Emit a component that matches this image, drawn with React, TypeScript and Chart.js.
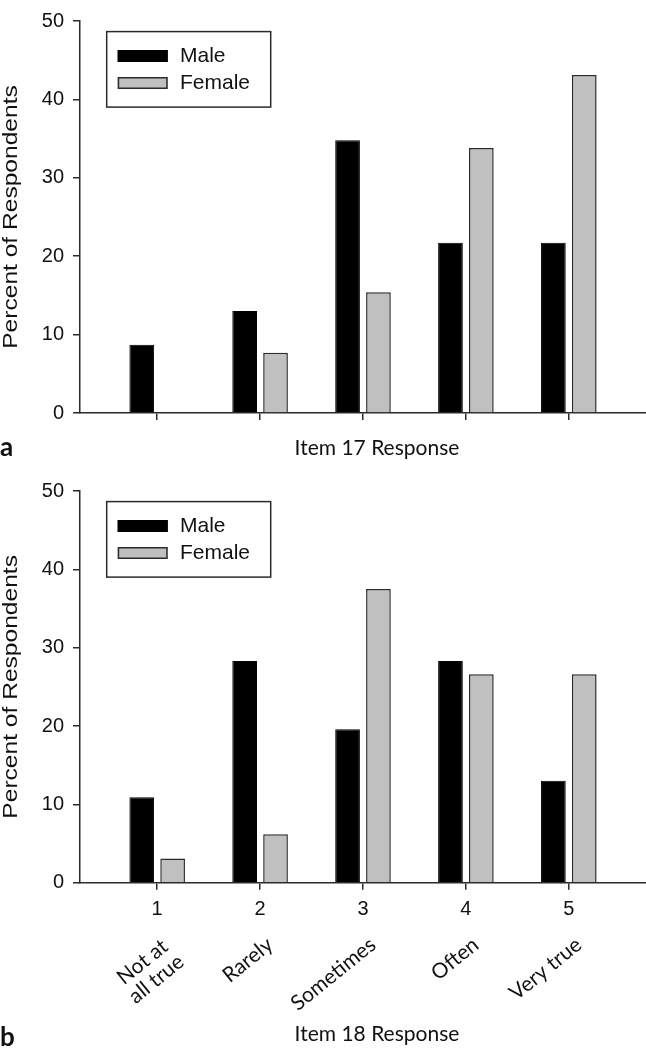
import React, { useEffect, useRef } from 'react';
import { Chart, registerables } from 'chart.js';

Chart.register(...registerables);

// ---------- data ----------
const responseCodes = [1, 2, 3, 4, 5];
const tickNumbers = ['1', '2', '3', '4', '5'];
const responseLabels = [['Not at', 'all true'], ['Rarely'], ['Sometimes'], ['Often'], ['Very true']];
const seriesNames = ['Male', 'Female'];
const male17 = [8.7, 13.0, 34.8, 21.7, 21.7];
const female17 = [0, 7.7, 15.4, 33.8, 43.1];
const male18 = [10.9, 28.3, 19.6, 28.3, 13.0];
const female18 = [3.1, 6.2, 37.5, 26.6, 26.6];
const yTicks = [0, 10, 20, 30, 40, 50];
const yTitle = 'Percent of Respondents';
const xTitle17 = 'Item 17 Response';
const xTitle18 = 'Item 18 Response';

// ---------- styles ----------
const MALE_FILL = '#000000';
const FEMALE_FILL = '#c0c0c0';
const BORDER = '#2b2b2b';
const AXIS = '#2b2b2b';
const TEXT = '#111111';
const ARIAL = '"Liberation Sans", Arial, sans-serif';
const CALIBRI = 'Lato, "Open Sans", sans-serif';

const decorPlugin = {
  id: 'decor',
  afterDraw(chart: any, _args: any, o: any) {
    const ctx = chart.ctx;
    const ca = chart.chartArea;
    const xs = chart.scales.x;
    const ys = chart.scales.y;
    ctx.save();

    // legend box
    const bx = ca.left + 26.7;
    const by = ys.getPixelForValue(50) + 10.6;
    ctx.lineWidth = 1.5;
    ctx.strokeStyle = AXIS;
    ctx.strokeRect(bx, by, 164, 75.5);
    chart.data.datasets.forEach((ds: any, i: number) => {
      const sy = by + 18.4 + i * 27;
      ctx.fillStyle = ds.backgroundColor;
      ctx.fillRect(bx + 11, sy, 50, 12);
      ctx.strokeStyle = ds.borderColor;
      ctx.lineWidth = 1.5;
      ctx.strokeRect(bx + 11.75, sy + 0.75, 48.5, 10.5);
      ctx.fillStyle = TEXT;
      ctx.font = `21px ${ARIAL}`;
      ctx.textAlign = 'left';
      ctx.textBaseline = 'middle';
      ctx.fillText(ds.label, bx + 73.3, sy + 6.5);
    });

    // y title (stretched along its length)
    ctx.save();
    ctx.translate(o.yTitleX, (ca.top + ca.bottom) / 2);
    ctx.rotate(-Math.PI / 2);
    ctx.scale(1.17, 1);
    ctx.font = `21px ${ARIAL}`;
    ctx.fillStyle = TEXT;
    ctx.textAlign = 'center';
    ctx.textBaseline = 'middle';
    ctx.fillText(yTitle, 0, 0);
    ctx.restore();

    // rotated category labels
    if (o.catLabels) {
      const th = (o.angle * Math.PI) / 180;
      ctx.font = `21px ${CALIBRI}`;
      ctx.fillStyle = TEXT;
      responseLabels.forEach((lines, i) => {
        const px = xs.getPixelForValue(responseCodes[i]) + o.catDx;
        const maxW = Math.max(...lines.map((l) => ctx.measureText(l).width));
        ctx.save();
        ctx.translate(px, o.catY);
        ctx.rotate(-th);
        ctx.textAlign = 'center';
        ctx.textBaseline = 'middle';
        lines.forEach((l, j) => ctx.fillText(l, -maxW / 2, j * o.catLh));
        ctx.restore();
      });
    }

    // x title
    ctx.font = `21px ${CALIBRI}`;
    ctx.fillStyle = TEXT;
    ctx.textAlign = 'center';
    ctx.textBaseline = 'alphabetic';
    ctx.fillText(o.xTitle, o.xTitleX, o.xTitleY);

    // panel label
    ctx.font = `bold 26px ${CALIBRI}`;
    ctx.textAlign = 'left';
    ctx.fillText(o.panel, 0, o.panelY);

    ctx.restore();
  },
};

function buildConfig(male: number[], female: number[], p: any) {
  return {
    type: 'bar',
    data: {
      datasets: [
        {
          label: seriesNames[0],
          data: responseCodes.map((c, i) => ({ x: c, y: male[i] })),
          backgroundColor: MALE_FILL,
          borderColor: '#000000',
          borderWidth: 1,
          categoryPercentage: 0.6,
          barPercentage: 0.8,
        },
        {
          label: seriesNames[1],
          data: responseCodes.map((c, i) => ({ x: c, y: female[i] })),
          backgroundColor: FEMALE_FILL,
          borderColor: BORDER,
          borderWidth: 1.5,
          categoryPercentage: 0.6,
          barPercentage: 0.8,
        },
      ],
    },
    options: {
      responsive: false,
      maintainAspectRatio: false,
      animation: false,
      layout: { padding: { top: p.padTop, left: 0, right: 0, bottom: 0 } },
      plugins: {
        legend: { display: false },
        tooltip: { enabled: false },
        decor: p.decor,
      },
      scales: {
        x: {
          type: 'linear',
          min: 0.25,
          max: 5.75,
          offset: false,
          afterBuildTicks: (s: any) => {
            s.ticks = responseCodes.map((v) => ({ value: v }));
          },
          afterFit: (s: any) => {
            s.height = p.xHeight;
          },
          ticks: {
            display: p.showNumbers,
            autoSkip: false,
            maxRotation: 0,
            padding: 8,
            color: TEXT,
            font: { family: ARIAL, size: 20 },
            callback: (v: number) => tickNumbers[responseCodes.indexOf(v)] ?? '',
          },
          grid: {
            display: true,
            offset: false,
            drawOnChartArea: false,
            drawTicks: true,
            tickLength: 7,
            color: AXIS,
            lineWidth: 1.5,
          },
          border: { display: true, color: AXIS, width: 1.5 },
        },
        y: {
          min: 0,
          max: 50,
          afterBuildTicks: (s: any) => {
            s.ticks = yTicks.map((v) => ({ value: v }));
          },
          afterFit: (s: any) => {
            s.width = 80;
          },
          ticks: {
            padding: 9,
            color: TEXT,
            font: { family: ARIAL, size: 20 },
          },
          grid: {
            display: true,
            drawOnChartArea: false,
            drawTicks: true,
            tickLength: 7,
            color: AXIS,
            lineWidth: 1.5,
          },
          border: { display: true, color: AXIS, width: 1.5 },
        },
      },
    },
    plugins: [decorPlugin],
  } as any;
}

function Panel({ top, height, config }: { top: number; height: number; config: any }) {
  const ref = useRef<HTMLCanvasElement | null>(null);
  useEffect(() => {
    if (!ref.current) return;
    const chart = new Chart(ref.current, config);
    return () => chart.destroy();
  }, []);
  return (
    <div style={{ position: 'absolute', left: 0, top, width: 646, height }}>
      <canvas ref={ref} width={646} height={height} style={{ width: 646, height, display: 'block' }} />
    </div>
  );
}

export default function App() {
  const topConfig = buildConfig(male17, female17, {
    padTop: 12.7,
    xHeight: 470 - 413,
    showNumbers: false,
    decor: {
      yTitleX: 11,
      catLabels: false,
      xTitle: xTitle17,
      xTitleX: 377,
      xTitleY: 455,
      panel: 'a',
      panelY: 456,
    },
  });
  const bottomConfig = buildConfig(male18, female18, {
    padTop: 20,
    xHeight: 581 - 412.7,
    showNumbers: true,
    decor: {
      yTitleX: 11,
      catLabels: true,
      angle: 39,
      catDx: 10,
      catY: 472,
      catLh: 22,
      xTitle: xTitle18,
      xTitleX: 377,
      xTitleY: 571,
      panel: 'b',
      panelY: 576,
    },
  });
  return (
    <div style={{ position: 'absolute', left: 0, top: 0, width: 646, height: 1051, background: '#fff' }}>
      <Panel top={0} height={470} config={topConfig} />
      <Panel top={470} height={581} config={bottomConfig} />
    </div>
  );
}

= = = = = = =

== Required task ==
Except for the pictures, give all the material above again verbatim.

== Written solution ==
Emit a component that matches this image, drawn with React, TypeScript and Chart.js.
import React, { useEffect, useRef } from 'react';
import { Chart, registerables } from 'chart.js';

Chart.register(...registerables);

// ---------- data ----------
const responseCodes = [1, 2, 3, 4, 5];
const tickNumbers = ['1', '2', '3', '4', '5'];
const responseLabels = [['Not at', 'all true'], ['Rarely'], ['Sometimes'], ['Often'], ['Very true']];
const seriesNames = ['Male', 'Female'];
const male17 = [8.7, 13.0, 34.8, 21.7, 21.7];
const female17 = [0, 7.7, 15.4, 33.8, 43.1];
const male18 = [10.9, 28.3, 19.6, 28.3, 13.0];
const female18 = [3.1, 6.2, 37.5, 26.6, 26.6];
const yTicks = [0, 10, 20, 30, 40, 50];
const yTitle = 'Percent of Respondents';
const xTitle17 = 'Item 17 Response';
const xTitle18 = 'Item 18 Response';

// ---------- styles ----------
const MALE_FILL = '#000000';
const FEMALE_FILL = '#c0c0c0';
const BORDER = '#2b2b2b';
const AXIS = '#2b2b2b';
const TEXT = '#111111';
const ARIAL = '"Liberation Sans", Arial, sans-serif';
const CALIBRI = 'Lato, "Open Sans", sans-serif';

const decorPlugin = {
  id: 'decor',
  afterDraw(chart: any, _args: any, o: any) {
    const ctx = chart.ctx;
    const ca = chart.chartArea;
    const xs = chart.scales.x;
    const ys = chart.scales.y;
    ctx.save();

    // legend box
    const bx = ca.left + 26.7;
    const by = ys.getPixelForValue(50) + 10.6;
    ctx.lineWidth = 1.5;
    ctx.strokeStyle = AXIS;
    ctx.strokeRect(bx, by, 164, 75.5);
    chart.data.datasets.forEach((ds: any, i: number) => {
      const sy = by + 18.4 + i * 27;
      ctx.fillStyle = ds.backgroundColor;
      ctx.fillRect(bx + 11, sy, 50, 12);
      ctx.strokeStyle = ds.borderColor;
      ctx.lineWidth = 1.5;
      ctx.strokeRect(bx + 11.75, sy + 0.75, 48.5, 10.5);
      ctx.fillStyle = TEXT;
      ctx.font = `21px ${ARIAL}`;
      ctx.textAlign = 'left';
      ctx.textBaseline = 'middle';
      ctx.fillText(ds.label, bx + 73.3, sy + 6.5);
    });

    // y title (stretched along its length)
    ctx.save();
    ctx.translate(o.yTitleX, (ca.top + ca.bottom) / 2);
    ctx.rotate(-Math.PI / 2);
    ctx.scale(1.17, 1);
    ctx.font = `21px ${ARIAL}`;
    ctx.fillStyle = TEXT;
    ctx.textAlign = 'center';
    ctx.textBaseline = 'middle';
    ctx.fillText(yTitle, 0, 0);
    ctx.restore();

    // rotated category labels
    if (o.catLabels) {
      const th = (o.angle * Math.PI) / 180;
      ctx.font = `21px ${CALIBRI}`;
      ctx.fillStyle = TEXT;
      responseLabels.forEach((lines, i) => {
        const px = xs.getPixelForValue(responseCodes[i]) + o.catDx;
        const maxW = Math.max(...lines.map((l) => ctx.measureText(l).width));
        ctx.save();
        ctx.translate(px, o.catY);
        ctx.rotate(-th);
        ctx.textAlign = 'center';
        ctx.textBaseline = 'middle';
        lines.forEach((l, j) => ctx.fillText(l, -maxW / 2, j * o.catLh));
        ctx.restore();
      });
    }

    // x title
    ctx.font = `21px ${CALIBRI}`;
    ctx.fillStyle = TEXT;
    ctx.textAlign = 'center';
    ctx.textBaseline = 'alphabetic';
    ctx.fillText(o.xTitle, o.xTitleX, o.xTitleY);

    // panel label
    ctx.font = `bold 26px ${CALIBRI}`;
    ctx.textAlign = 'left';
    ctx.fillText(o.panel, 0, o.panelY);

    ctx.restore();
  },
};

function buildConfig(male: number[], female: number[], p: any) {
  return {
    type: 'bar',
    data: {
      datasets: [
        {
          label: seriesNames[0],
          data: responseCodes.map((c, i) => ({ x: c, y: male[i] })),
          backgroundColor: MALE_FILL,
          borderColor: '#000000',
          borderWidth: 1,
          categoryPercentage: 0.6,
          barPercentage: 0.8,
        },
        {
          label: seriesNames[1],
          data: responseCodes.map((c, i) => ({ x: c, y: female[i] })),
          backgroundColor: FEMALE_FILL,
          borderColor: BORDER,
          borderWidth: 1.5,
          categoryPercentage: 0.6,
          barPercentage: 0.8,
        },
      ],
    },
    options: {
      responsive: false,
      maintainAspectRatio: false,
      animation: false,
      layout: { padding: { top: p.padTop, left: 0, right: 0, bottom: 0 } },
      plugins: {
        legend: { display: false },
        tooltip: { enabled: false },
        decor: p.decor,
      },
      scales: {
        x: {
          type: 'linear',
          min: 0.25,
          max: 5.75,
          offset: false,
          afterBuildTicks: (s: any) => {
            s.ticks = responseCodes.map((v) => ({ value: v }));
          },
          afterFit: (s: any) => {
            s.height = p.xHeight;
          },
          ticks: {
            display: p.showNumbers,
            autoSkip: false,
            maxRotation: 0,
            padding: 8,
            color: TEXT,
            font: { family: ARIAL, size: 20 },
            callback: (v: number) => tickNumbers[responseCodes.indexOf(v)] ?? '',
          },
          grid: {
            display: true,
            offset: false,
            drawOnChartArea: false,
            drawTicks: true,
            tickLength: 7,
            color: AXIS,
            lineWidth: 1.5,
          },
          border: { display: true, color: AXIS, width: 1.5 },
        },
        y: {
          min: 0,
          max: 50,
          afterBuildTicks: (s: any) => {
            s.ticks = yTicks.map((v) => ({ value: v }));
          },
          afterFit: (s: any) => {
            s.width = 80;
          },
          ticks: {
            padding: 9,
            color: TEXT,
            font: { family: ARIAL, size: 20 },
          },
          grid: {
            display: true,
            drawOnChartArea: false,
            drawTicks: true,
            tickLength: 7,
            color: AXIS,
            lineWidth: 1.5,
          },
          border: { display: true, color: AXIS, width: 1.5 },
        },
      },
    },
    plugins: [decorPlugin],
  } as any;
}

function Panel({ top, height, config }: { top: number; height: number; config: any }) {
  const ref = useRef<HTMLCanvasElement | null>(null);
  useEffect(() => {
    if (!ref.current) return;
    const chart = new Chart(ref.current, config);
    return () => chart.destroy();
  }, []);
  return (
    <div style={{ position: 'absolute', left: 0, top, width: 646, height }}>
      <canvas ref={ref} width={646} height={height} style={{ width: 646, height, display: 'block' }} />
    </div>
  );
}

export default function App() {
  const topConfig = buildConfig(male17, female17, {
    padTop: 12.7,
    xHeight: 470 - 413,
    showNumbers: false,
    decor: {
      yTitleX: 11,
      catLabels: false,
      xTitle: xTitle17,
      xTitleX: 377,
      xTitleY: 455,
      panel: 'a',
      panelY: 456,
    },
  });
  const bottomConfig = buildConfig(male18, female18, {
    padTop: 20,
    xHeight: 581 - 412.7,
    showNumbers: true,
    decor: {
      yTitleX: 11,
      catLabels: true,
      angle: 39,
      catDx: 10,
      catY: 472,
      catLh: 22,
      xTitle: xTitle18,
      xTitleX: 377,
      xTitleY: 571,
      panel: 'b',
      panelY: 576,
    },
  });
  return (
    <div style={{ position: 'absolute', left: 0, top: 0, width: 646, height: 1051, background: '#fff' }}>
      <Panel top={0} height={470} config={topConfig} />
      <Panel top={470} height={581} config={bottomConfig} />
    </div>
  );
}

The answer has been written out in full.